Saturday, September 22, 2007

Castro's final days may FINALLY be here

Interesting developments regarding Cuban dictator Fidel Castro. According to Matt Drudge, who has this nasty habit of breaking big stories, a new book about Castro is to be released soon. Written by Ann Louise Bardach (whom Drudge describes as “one of the preeminent authorities on Cuban and Miami politics”, the title is Without Fidel: The Death of Castro and Other Tales.

The book, Drudge reports, confirms two things about Fidel.

One, he is terminally ill and dying.

Two, he is determined to outlive the Bush presidency, which will be on January 20, 2009. As of this writing, he has 485 days to go.

Well, his bad health withstanding, that’s not too difficult a task when you head a brutal regime that holds no open elections. The one thing about Castro I’ll always remember are all the countless Cubans who have risked their lives on makeshift boats to float the 90 or so miles from Cuba to the Florida and freedom. It astonishes me how many knuckleheaded celebrities like Jack Nicholson, Danny Glover, Oliver Stone, et al., inexplicably think of Castro as a great man. Such is Hollywood’s continued love affair with communist dictators.

I can’t say I hate Castro (but I do despise what he has done to Cuba), but I find myself almost amused at the nonsense of how he keeps a hectic schedule even at this age, working 18-20 hours a day, sleeping only five hours a day and how his schedule would tire a much-younger man. I’d only get five hours of sleep a day if I knew that my brutal regime made lots of enemies and that the more I slept, the more opportunity I was giving for the plots to materialize.

Glad I don’t live in Cuba.
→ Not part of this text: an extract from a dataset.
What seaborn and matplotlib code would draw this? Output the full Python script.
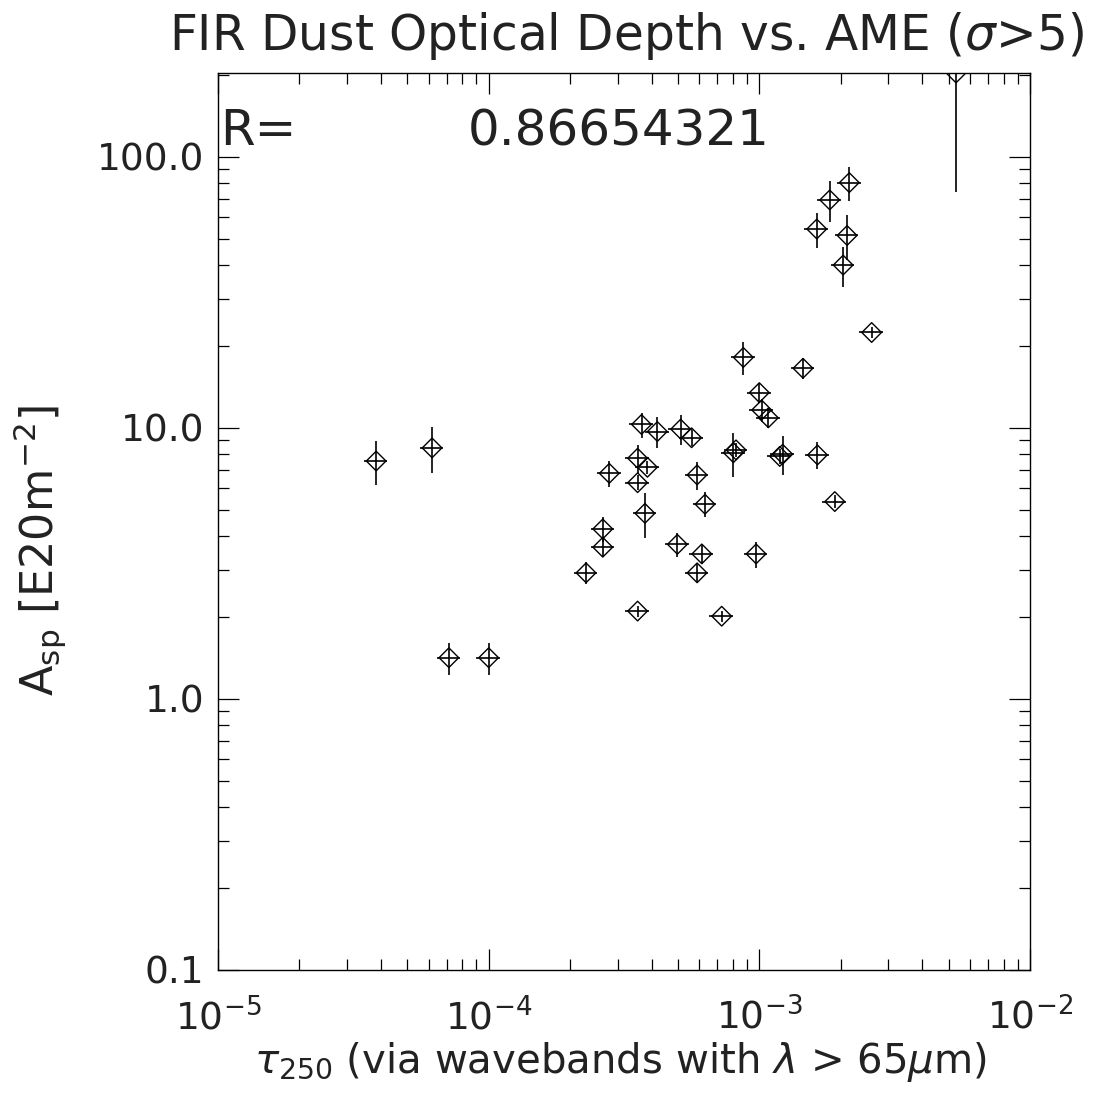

Castro has been known for his multi-hour speeches. As they say in Spanish, ¡Muy aburrido! (Very boring!) I can’t even sit through a one-hour state-of-the-union speech of President Bush’s, whom I voted for twice.

Note: in the picture, Castro holds the recent book of former Federal Reserve chairman Alan Greenspan that criticizes President Bush and praises former President Bill Clinton.